Students in advanced photography electives were able to view the exhibit and hear Shi’s artist talk in person at his studio last fall, which then prompted the photo, film, and related media program to invite Shi to campus. Mr. Greg Lock, director of photography, film, and related media, worked with the language department to coordinate his visit. “Shi is a treasure hidden in the Catskills,” Mr. Lock said, “The time he spends in the process of [making] the images and [building] a narrative is awe-inspiring.”
Students taking photography and advanced Chinese courses are encouraged to attend Shi’s artist talk this evening, which will be conducted entirely in his native language, Mandarin. He plans to visit advanced photo classes tomorrow, where he will participate in workshops with student photographers.
This event presents an opportunity for students to gain insight into the artistic process of a professional photographer, as well as to experience the fusion of Chinese culture and Western arts. Lock commented, “I really hope the students learn from talking to him that creating art and [articulating one’s feelings are] not always a straightforward, linear, and simple process.”

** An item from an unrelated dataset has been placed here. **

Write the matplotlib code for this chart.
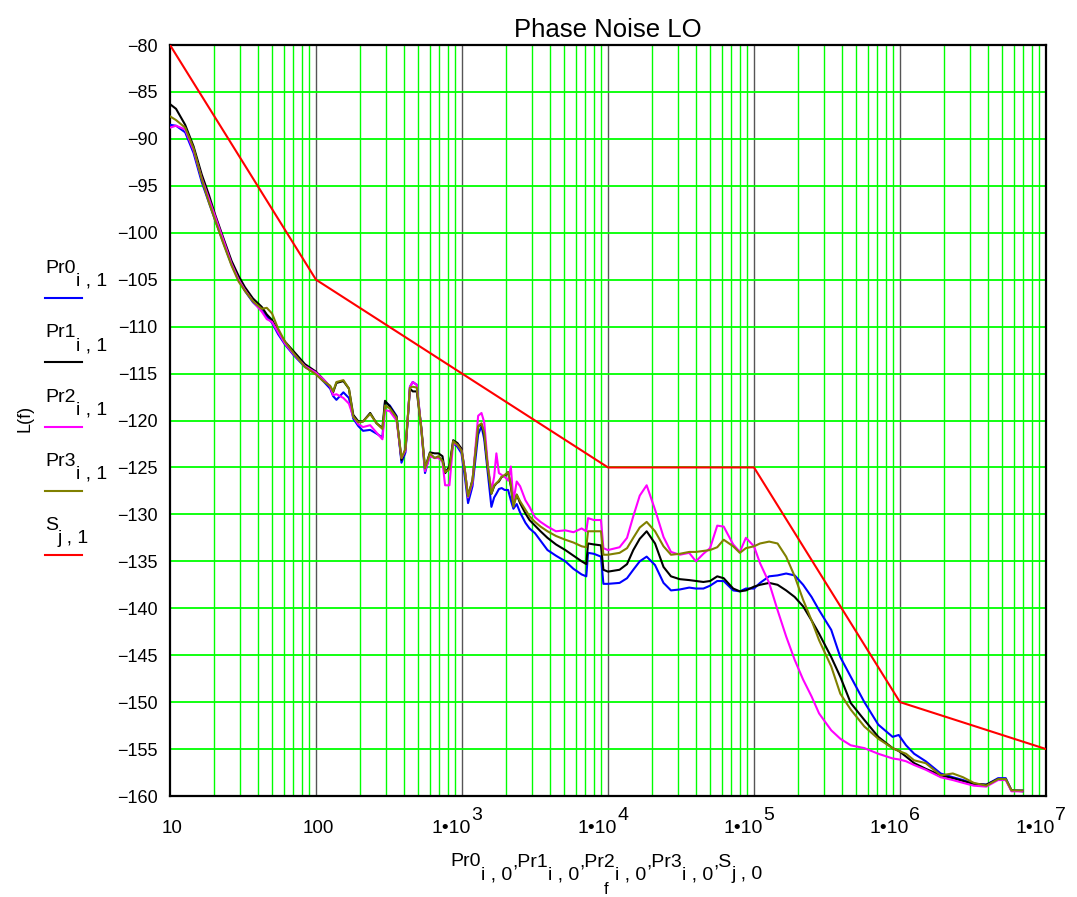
import numpy as np
import matplotlib
matplotlib.use("Agg")
import matplotlib.pyplot as plt
from matplotlib.lines import Line2D

plt.rcParams['font.family'] = ['Liberation Sans', 'DejaVu Sans']

# measured phase noise, frequency offset in Hz, L(f) in dBc/Hz
f = [10, 11, 12.7, 14.5, 16.5, 18.5, 20.3, 23, 26.4, 29.5, 32.6, 37, 42.5, 46, 50, 55, 61.3, 70, 84, 100,
     112, 125, 131, 138, 154, 168, 180, 195, 210, 235, 260, 285, 297, 320, 356, 385, 410, 440, 460, 490,
     527, 558, 603, 650, 690, 735, 766, 820, 870, 930, 992, 1050, 1100, 1180, 1290, 1360, 1420, 1500, 1590, 1660,
     1720, 1790, 1870, 1960, 2070, 2160, 2250, 2370, 2500, 2720, 2900, 3160, 3450, 3850, 4400, 5100, 5800, 6600, 7100, 7300,
     8000, 8950, 9300, 1.0e4, 1.2e4, 1.35e4, 1.49e4, 1.65e4, 1.84e4, 2.1e4, 2.4e4, 2.7e4, 3.1e4, 3.6e4, 4.0e4, 4.5e4, 5.0e4, 5.6e4, 6.2e4, 7.2e4,
     8.0e4, 8.8e4, 1.0e5, 1.1e5, 1.27e5, 1.45e5, 1.66e5, 1.9e5, 2.17e5, 2.48e5, 2.79e5, 3.38e5, 3.9e5, 4.6e5, 5.7e5, 7.1e5, 8.9e5, 9.8e5, 1.1e6, 1.25e6,
     1.5e6, 1.9e6, 2.3e6, 2.7e6, 3.2e6, 3.9e6, 4.7e6, 5.3e6, 5.8e6, 6.9e6]

pr0 = [-88.5, -88.6, -89.3, -91.5, -94.6, -96.8, -98.6, -100.9, -103.4, -105.0, -106.2, -107.4, -108.3, -108.9, -109.6, -110.8, -111.9, -113.0, -114.3, -115.0,
       -115.8, -116.6, -117.4, -117.8, -117.0, -117.6, -119.8, -120.6, -121.1, -121.0, -121.4, -121.8, -118.0, -118.4, -119.5, -124.5, -123.4, -116.4, -115.9, -116.2,
       -121.0, -125.6, -123.6, -124.0, -123.9, -124.2, -125.6, -125.0, -122.4, -122.8, -123.5, -126.2, -128.8, -127.0, -121.5, -120.6, -122.0, -125.5, -129.2, -128.2,
       -127.8, -127.3, -127.2, -127.4, -127.4, -128.5, -129.4, -128.9, -129.8, -130.9, -131.5, -132.0, -132.8, -133.8, -134.4, -135.0, -135.8, -136.4, -136.6, -134.1,
       -134.2, -134.5, -137.4, -137.4, -137.3, -136.8, -135.9, -135.0, -134.5, -135.4, -137.3, -138.1, -138.0, -137.8, -137.9, -137.9, -137.6, -137.1, -137.1, -138.1,
       -138.2, -137.9, -137.9, -137.3, -136.6, -136.5, -136.3, -136.5, -137.5, -138.8, -140.2, -142.3, -145.2, -147.3, -150.0, -152.4, -153.7, -153.5, -154.6, -155.5,
       -156.3, -157.6, -158.0, -158.3, -158.7, -158.8, -158.1, -158.1, -159.4, -159.4]

pr1 = [-86.3, -86.8, -88.5, -90.8, -93.8, -96.0, -98.0, -100.4, -103.0, -104.6, -105.8, -107.0, -107.9, -108.7, -109.3, -110.5, -111.6, -112.6, -114.0, -114.8,
       -115.6, -116.4, -117.0, -116.0, -115.8, -116.6, -119.4, -120.1, -120.1, -119.2, -120.3, -120.8, -117.9, -118.5, -119.6, -124.2, -123.1, -116.6, -116.9, -116.9,
       -120.8, -125.1, -123.4, -123.5, -123.5, -123.8, -125.6, -124.9, -122.1, -122.4, -123.0, -125.5, -128.1, -126.3, -120.6, -120.4, -121.5, -124.9, -127.8, -127.0,
       -126.7, -126.5, -126.0, -125.9, -125.5, -127.0, -129.0, -127.9, -128.8, -129.9, -130.6, -131.2, -131.8, -132.5, -133.2, -133.8, -134.4, -135.0, -135.3, -133.1,
       -133.2, -133.3, -135.9, -136.1, -135.9, -135.3, -133.8, -132.6, -131.8, -133.1, -135.6, -136.6, -136.9, -137.0, -137.1, -137.2, -137.1, -136.6, -136.8, -137.9,
       -138.2, -138.1, -137.7, -137.5, -137.3, -137.5, -138.1, -138.8, -139.8, -141.3, -142.7, -145.2, -147.3, -150.1, -151.9, -153.7, -154.9, -155.2, -155.8, -156.5,
       -157.1, -157.8, -158.1, -158.4, -158.7, -158.8, -158.2, -158.2, -159.4, -159.5]

pr2 = [-88.8, -88.6, -89.0, -91.2, -94.2, -96.4, -98.2, -100.6, -103.3, -105.0, -106.1, -107.3, -108.4, -109.2, -109.5, -110.6, -111.8, -112.9, -114.2, -114.9,
       -115.6, -116.4, -117.3, -117.2, -117.6, -118.2, -119.6, -120.4, -120.7, -120.5, -121.3, -122.0, -118.9, -119.0, -120.0, -124.0, -123.2, -116.4, -115.9, -116.2,
       -121.0, -125.4, -123.8, -124.0, -124.0, -124.4, -126.9, -126.9, -122.4, -122.6, -123.2, -125.5, -128.2, -126.6, -119.5, -119.2, -120.2, -124.6, -127.5, -126.0,
       -123.5, -125.6, -125.8, -126.0, -126.4, -124.9, -128.6, -126.5, -127.0, -128.5, -129.2, -130.3, -130.8, -131.3, -131.8, -131.7, -131.9, -131.5, -131.8, -130.4,
       -130.6, -130.6, -133.6, -133.8, -133.5, -132.5, -130.2, -128.0, -126.9, -129.5, -132.4, -134.0, -134.3, -134.1, -135.0, -134.2, -133.6, -131.2, -131.3, -133.2,
       -134.0, -132.5, -133.4, -135.2, -137.3, -140.2, -143.0, -145.5, -147.6, -149.4, -151.2, -153.0, -153.9, -154.6, -154.9, -155.5, -156.0, -156.1, -156.3, -156.7,
       -157.2, -158.0, -158.3, -158.6, -158.9, -159.0, -158.3, -158.3, -159.5, -159.5]

pr3 = [-87.6, -88.0, -88.8, -91.0, -94.3, -96.8, -98.6, -101.0, -103.5, -105.2, -106.2, -107.3, -108.1, -108.0, -108.6, -110.2, -111.6, -112.8, -114.3, -115.1,
       -115.8, -116.3, -116.9, -115.9, -115.7, -116.6, -119.6, -120.2, -120.1, -119.3, -120.3, -120.9, -118.4, -118.7, -119.7, -124.0, -123.0, -116.5, -116.4, -116.5,
       -121.0, -125.1, -123.5, -124.0, -123.8, -124.3, -125.5, -125.2, -122.2, -122.6, -123.2, -125.6, -128.1, -126.4, -120.6, -120.3, -121.3, -124.9, -127.8, -126.9,
       -126.7, -126.4, -126.0, -125.8, -125.5, -126.8, -129.2, -127.9, -128.6, -129.5, -130.2, -130.8, -131.3, -131.8, -132.3, -132.7, -133.0, -133.4, -133.5, -131.8,
       -131.8, -131.8, -134.3, -134.3, -134.1, -133.6, -132.5, -131.4, -130.8, -131.8, -133.4, -134.3, -134.2, -134.0, -134.0, -133.9, -133.8, -133.5, -132.7, -133.4,
       -134.1, -133.6, -133.4, -133.1, -132.9, -133.1, -134.5, -136.6, -139.1, -141.3, -143.4, -146.2, -149.1, -150.8, -152.6, -153.9, -154.9, -155.2, -155.5, -156.2,
       -156.5, -157.8, -157.6, -158.0, -158.6, -158.9, -158.2, -158.2, -159.4, -159.4]

# specification mask
s_f = [10, 100, 1e4, 1e5, 1e6, 1e7]
s_L = [-80, -105, -125, -125, -150, -155]

names = ['Pr0', 'Pr1', 'Pr2', 'Pr3', 'S']
subs = ['i , 1', 'i , 1', 'i , 1', 'i , 1', 'j , 1']
colors = ['#0000ff', '#000000', '#ff00ff', '#808000', '#ff0000']

W, H = 1077, 897
fig = plt.figure(figsize=(W / 100, H / 100), dpi=100)
ax = fig.add_axes([170 / W, 1 - 796 / H, (1046 - 170) / W, (796 - 45) / H])
rend = fig.canvas.get_renderer()


def rich(x, y, pieces, ha='left'):
    # pieces: (text, shift down in px, fontsize); x, y = baseline start in px from top-left
    widths = []
    for t, dy, size in pieces:
        tmp = fig.text(0, 0, t, fontsize=size)
        widths.append(tmp.get_window_extent(renderer=rend).width)
        tmp.remove()
    x0 = x - sum(widths) / 2 if ha == 'center' else x
    for (t, dy, size), w in zip(pieces, widths):
        fig.text(x0 / W, 1 - (y + dy) / H, t, fontsize=size, va='baseline', ha='left')
        x0 += w


for y, c in zip([pr0, pr1, pr2, pr3], colors[:4]):
    ax.plot(f, y, color=c, lw=1.5, zorder=3)
ax.plot(s_f, s_L, color=colors[4], lw=1.5, zorder=4)

ax.set_xscale('log')
ax.set_xlim(10, 1e7)
ax.set_ylim(-160, -80)

# grid: green minor lines, dark decade lines
decades = [10, 100, 1e3, 1e4, 1e5, 1e6, 1e7]
for d in decades[:-1]:
    for k in range(2, 10):
        ax.axvline(d * k, color='#00ff00', lw=1.0, zorder=1)
    if d > 10:
        ax.axvline(d, color='#555555', lw=1.0, zorder=1)
for v in range(-155, -80, 5):
    ax.axhline(v, color='#00ff00', lw=1.3, zorder=1)

ax.set_xticks(decades)
ax.set_xticklabels([])
ax.xaxis.set_minor_locator(matplotlib.ticker.NullLocator())
yt = list(range(-160, -79, 5))
ax.set_yticks(yt)
ax.set_yticklabels(['\u2212%d' % abs(v) for v in yt], fontsize=13)
ax.tick_params(length=0, pad=9)

for sp in ax.spines.values():
    sp.set_linewidth(1.6)

ax.set_title('Phase Noise LO', fontsize=18.5, pad=6)

# decade labels below the axis
for e, d in enumerate(decades, start=1):
    px = 170 + (e - 1) * 146
    if e < 3:
        rich(px + 2, 833, [(str(int(d)), 0, 13.5)], ha='center')
    else:
        rich(px - 5, 833, [('1\u202210', 0, 14), (str(e), -13, 14)], ha='center')

# legend column on the left
for i, (n, s, c) in enumerate(zip(names, subs, colors)):
    yb = 273 + i * 64.3
    rich(45, yb, [(n, 0, 14), (s, 13, 14)])
    yl = 1 - (yb + 25) / H
    fig.add_artist(Line2D([45 / W, 82 / W], [yl, yl], color=c, lw=1.5))

fig.text(25 / W, 1 - 418 / H, 'L(f)', rotation=90, fontsize=13, va='center', ha='center')

xl = []
for i, (n, s) in enumerate(zip(names, subs)):
    xl.append(((',' if i else '') + n, 0, 14))
    xl.append((s.replace('1', '0'), 13, 14))
rich(607, 866, xl, ha='center')
fig.text(606 / W, 1 - 894 / H, 'f', fontsize=12, ha='center', va='baseline')

fig.savefig('out.png', dpi=100)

Furthermore, many students are also excited about Shi’s visit to campus. Jaysen Jensen ’20, a photo student who visited Shi last fall, shared, “Meeting Shi Guorui [last time] was a wonderful experience. He shared stories of spending entire days trapped inside of a camera obscura attempting to capture the perfect shot. I was inspired by his entire aura. Seeing the work of professional photographers [like Shi Guorui inspires] me to [experiment] with different styles so I can branch out and expand my interests.”